— begin Provided data —

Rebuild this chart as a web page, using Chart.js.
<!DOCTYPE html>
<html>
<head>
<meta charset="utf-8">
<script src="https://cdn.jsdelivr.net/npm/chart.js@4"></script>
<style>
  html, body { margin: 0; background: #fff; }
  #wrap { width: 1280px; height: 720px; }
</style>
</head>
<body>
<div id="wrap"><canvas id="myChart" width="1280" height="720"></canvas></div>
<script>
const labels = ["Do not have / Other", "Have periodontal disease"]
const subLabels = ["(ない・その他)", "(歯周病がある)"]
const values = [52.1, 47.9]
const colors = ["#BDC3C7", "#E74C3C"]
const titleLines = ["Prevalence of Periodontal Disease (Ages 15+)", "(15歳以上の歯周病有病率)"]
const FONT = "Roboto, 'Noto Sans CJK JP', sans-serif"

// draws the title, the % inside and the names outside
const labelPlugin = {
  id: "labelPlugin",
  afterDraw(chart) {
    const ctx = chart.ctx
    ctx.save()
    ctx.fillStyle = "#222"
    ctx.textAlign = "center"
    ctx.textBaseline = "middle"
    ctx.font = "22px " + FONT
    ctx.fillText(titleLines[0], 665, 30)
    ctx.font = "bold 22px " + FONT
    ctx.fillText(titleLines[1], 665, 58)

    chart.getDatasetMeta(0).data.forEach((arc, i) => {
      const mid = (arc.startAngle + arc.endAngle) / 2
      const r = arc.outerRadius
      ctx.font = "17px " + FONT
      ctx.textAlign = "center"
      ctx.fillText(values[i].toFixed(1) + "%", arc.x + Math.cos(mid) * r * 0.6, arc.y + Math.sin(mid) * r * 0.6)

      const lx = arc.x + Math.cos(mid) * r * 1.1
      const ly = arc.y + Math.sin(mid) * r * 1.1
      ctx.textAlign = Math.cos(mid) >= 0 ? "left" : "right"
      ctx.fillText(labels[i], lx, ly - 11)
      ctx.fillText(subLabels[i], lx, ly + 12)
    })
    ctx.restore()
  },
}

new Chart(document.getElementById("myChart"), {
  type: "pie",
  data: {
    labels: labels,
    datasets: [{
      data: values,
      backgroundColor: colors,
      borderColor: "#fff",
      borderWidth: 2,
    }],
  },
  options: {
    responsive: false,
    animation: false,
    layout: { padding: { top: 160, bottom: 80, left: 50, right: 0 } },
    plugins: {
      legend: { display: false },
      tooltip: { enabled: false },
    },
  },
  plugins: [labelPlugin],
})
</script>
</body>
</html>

— end Provided data —

Given request.
Repeat the data above, word for word.

Output for this exercise.
Rebuild this chart as a web page, using Chart.js.
<!DOCTYPE html>
<html>
<head>
<meta charset="utf-8">
<script src="https://cdn.jsdelivr.net/npm/chart.js@4"></script>
<style>
  html, body { margin: 0; background: #fff; }
  #wrap { width: 1280px; height: 720px; }
</style>
</head>
<body>
<div id="wrap"><canvas id="myChart" width="1280" height="720"></canvas></div>
<script>
const labels = ["Do not have / Other", "Have periodontal disease"]
const subLabels = ["(ない・その他)", "(歯周病がある)"]
const values = [52.1, 47.9]
const colors = ["#BDC3C7", "#E74C3C"]
const titleLines = ["Prevalence of Periodontal Disease (Ages 15+)", "(15歳以上の歯周病有病率)"]
const FONT = "Roboto, 'Noto Sans CJK JP', sans-serif"

// draws the title, the % inside and the names outside
const labelPlugin = {
  id: "labelPlugin",
  afterDraw(chart) {
    const ctx = chart.ctx
    ctx.save()
    ctx.fillStyle = "#222"
    ctx.textAlign = "center"
    ctx.textBaseline = "middle"
    ctx.font = "22px " + FONT
    ctx.fillText(titleLines[0], 665, 30)
    ctx.font = "bold 22px " + FONT
    ctx.fillText(titleLines[1], 665, 58)

    chart.getDatasetMeta(0).data.forEach((arc, i) => {
      const mid = (arc.startAngle + arc.endAngle) / 2
      const r = arc.outerRadius
      ctx.font = "17px " + FONT
      ctx.textAlign = "center"
      ctx.fillText(values[i].toFixed(1) + "%", arc.x + Math.cos(mid) * r * 0.6, arc.y + Math.sin(mid) * r * 0.6)

      const lx = arc.x + Math.cos(mid) * r * 1.1
      const ly = arc.y + Math.sin(mid) * r * 1.1
      ctx.textAlign = Math.cos(mid) >= 0 ? "left" : "right"
      ctx.fillText(labels[i], lx, ly - 11)
      ctx.fillText(subLabels[i], lx, ly + 12)
    })
    ctx.restore()
  },
}

new Chart(document.getElementById("myChart"), {
  type: "pie",
  data: {
    labels: labels,
    datasets: [{
      data: values,
      backgroundColor: colors,
      borderColor: "#fff",
      borderWidth: 2,
    }],
  },
  options: {
    responsive: false,
    animation: false,
    layout: { padding: { top: 160, bottom: 80, left: 50, right: 0 } },
    plugins: {
      legend: { display: false },
      tooltip: { enabled: false },
    },
  },
  plugins: [labelPlugin],
})
</script>
</body>
</html>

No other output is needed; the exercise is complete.